Data, Indicators and MRV

With the second largest vehicle fleet in Asia just after China, member countries of the Association of Southeast Asian Nations (ASEAN) already face serious problems including congestion, fossil fuel consumption linked with CO2 emissions, air pollution and road safety. In many developing countries, the information made available on the impact of transport policies and projects on emissions is insufficient and potentially misleading, as the necessary data for indicators is missing. Further, the majority of ASEAN countries has not yet defined or is still in the process of defining sustainability goals within the transport sector, hence requires support in terms of improving indicator and data availability.

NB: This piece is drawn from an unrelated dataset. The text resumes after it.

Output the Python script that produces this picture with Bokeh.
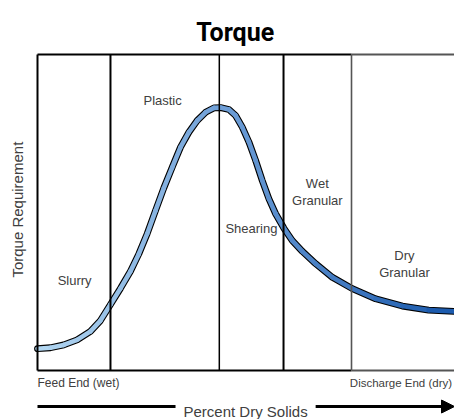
import numpy as np
from bokeh.plotting import figure
from bokeh.models import Range1d, Arrow, NormalHead
from bokeh.core.properties import value
from bokeh.embed import file_html
from bokeh.resources import INLINE

# ---- data (percent dry solids vs torque requirement, 0-100 scales) ----
solids = [0, 3.1, 6.3, 9.5, 12.7, 15.1, 17.5, 19.9, 22.3, 24.3, 26.3, 28.3,
          30.3, 32.3, 34.3, 36.3, 38.3, 40.3, 42.3, 43.9, 45.9, 47.5, 49.1,
          50.7, 52.3, 53.9, 55.5, 57.1, 59.1, 61.1, 63.5, 66.7, 70.7, 75.5,
          81.1, 87.5, 93.8, 100]
torque = [6.9, 7.2, 8.1, 9.7, 12.4, 15.8, 20.9, 26.0, 31.4, 36.9, 43.3, 50.6,
          57.8, 64.3, 70.7, 75.4, 79.1, 81.7, 83.1, 83.2, 82.6, 80.7, 77.0,
          72.3, 66.5, 60.1, 54.3, 49.6, 45.0, 41.1, 37.7, 33.8, 29.5, 25.9,
          22.7, 20.4, 19.1, 18.7]
zone_bounds = [17.5, 43.6, 59.0, 75.3]
zone_names = ["Slurry", "Plastic", "Shearing", "Wet\nGranular", "Dry\nGranular"]
zone_label_x = [8.9, 30.0, 51.3, 67.1, 88.0]
zone_label_y = [28.5, 85.4, 44.9, 56.5, 33.7]
end_labels = ["Feed End (wet)", "Discharge End (dry)"]
end_label_x = [0, 74.9]

PX_X = 4.17   # pixels per x unit
PX_Y = 3.16   # pixels per y unit
W, H = 454, 419
LEFT, BOTTOM = 37, 370  # frame left / bottom in canvas px

p = figure(width=W, height=H, output_backend="svg", toolbar_location=None,
           x_range=Range1d(-LEFT / PX_X, (W - LEFT) / PX_X),
           y_range=Range1d(-(H - BOTTOM) / PX_Y, BOTTOM / PX_Y),
           min_border=0, min_border_left=0, min_border_right=0,
           min_border_top=0, min_border_bottom=0)
p.axis.visible = False
p.grid.visible = False
p.outline_line_color = None
p.background_fill_color = "white"
p.border_fill_color = "white"

font = value("Liberation Sans")
grey_txt = "#404040"

# ---- curve: black outline, gradient fill ----
p.line(solids, torque, line_color="black", line_width=6.8, line_join="round", line_cap="round")

stops_t = [0.0, 0.44, 1.0]
stops_c = [(180, 216, 242), (112, 160, 216), (24, 88, 172)]


def col(t):
    r = np.interp(t, stops_t, [c[0] for c in stops_c])
    g = np.interp(t, stops_t, [c[1] for c in stops_c])
    b = np.interp(t, stops_t, [c[2] for c in stops_c])
    return "#%02x%02x%02x" % (int(r), int(g), int(b))


xs0, ys0, xs1, ys1, cols = [], [], [], [], []
for i in range(len(solids) - 1):
    xs0.append(solids[i]); ys0.append(torque[i])
    xs1.append(solids[i + 1]); ys1.append(torque[i + 1])
    cols.append(col((solids[i] + solids[i + 1]) / 200))
p.segment(xs0, ys0, xs1, ys1, line_color=cols, line_width=4.6, line_cap="round")

# ---- frame and zone dividers ----
xmax = (W - LEFT) / PX_X + 2
p.segment([0, 0, 0], [0, 100, 0], [0, zone_bounds[-1], zone_bounds[-1]], [100, 100, 0],
          line_color="black", line_width=2)
p.segment([zone_bounds[-1], zone_bounds[-1]], [100, 0], [xmax, xmax], [100, 0],
          line_color="#555555", line_width=1.8)
p.segment(zone_bounds, [0] * 4, zone_bounds, [100] * 4,
          line_color=["black", "black", "black", "#555555"],
          line_width=[2, 1.5, 2, 1.6])

# ---- zone labels ----
p.text(zone_label_x, zone_label_y, text=zone_names, text_font=font,
       text_font_size="13px", text_color=grey_txt, text_align="center",
       text_baseline="middle", text_line_height=1.15)

# ---- end labels ----
p.text(end_label_x, [-4.0, -4.0], text=end_labels, text_font=font,
       text_font_size=["12px", "11.5px"], text_color=grey_txt, text_align="left",
       text_baseline="middle")

# ---- title ----
p.text([47.4], [107.0], text=["Torque"], text_font=value("Roboto"),
       text_font_style="bold", text_font_size="25px", text_color="black",
       text_align="center", text_baseline="alphabetic")

# ---- y label ----
p.text([-4.8], [50.9], text=["Torque Requirement"], text_font=font,
       text_font_size="15px", text_color=grey_txt, text_align="center",
       text_baseline="middle", angle=np.pi / 2)

# ---- x label with arrow ----
arrow_y = -11.4
p.segment([0], [arrow_y], [33.1], [arrow_y], line_color="black", line_width=3)
p.add_layout(Arrow(end=NormalHead(size=13, fill_color="black", line_color="black"),
                   x_start=66.7, y_start=arrow_y, x_end=100, y_end=arrow_y,
                   line_color="black", line_width=3))
p.text([49.9], [-12.97], text=["Percent Dry Solids"], text_font=font,
       text_font_size="15px", text_color=grey_txt, text_align="center",
       text_baseline="alphabetic")

open("out.html", "w").write(file_html(p, INLINE))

Scientific and profound answers to the questions “How do we know, if ASEAN transportation policies are helping achieve the goals they are meant to serve?” and “How do we know if the transport system in ASEAN is becoming sustainable or unsustainable?” are difficult to get without having a good set of indicators and data, which could provide the information needed. Different global concepts, such as NAMA, (I)NDCs and also the SDGs require regular reporting on the achievement and progress of measures which are being undertaken.

In the light of this, the recent Kuala Lumpur Transport Strategic Plan 2016-2025 (KLTSP) has reinforced the need for “the development of the monitoring framework and harmonised approach for indicators on energy and GHG emission in the transport sector”.

The development of the framework is supported by TCC and is following the ASIF approach, which links activity (A) in passenger-kilometre and ton-km for freight across all modes, the modal structure (S), the fuel intensity of each mode (I) in litres per passenger or ton-km; and the fuel’s carbon content, which yields an emission factor (F), in grams of carbon per litre of fuel consumed. However, this framework needs detailed travel data, which is currently not available in the majority of the ASEAN countries.

In order to develop this monitoring mechanism, consultations need to be carried out to gain support from diverse public and private stakeholders and improve awareness.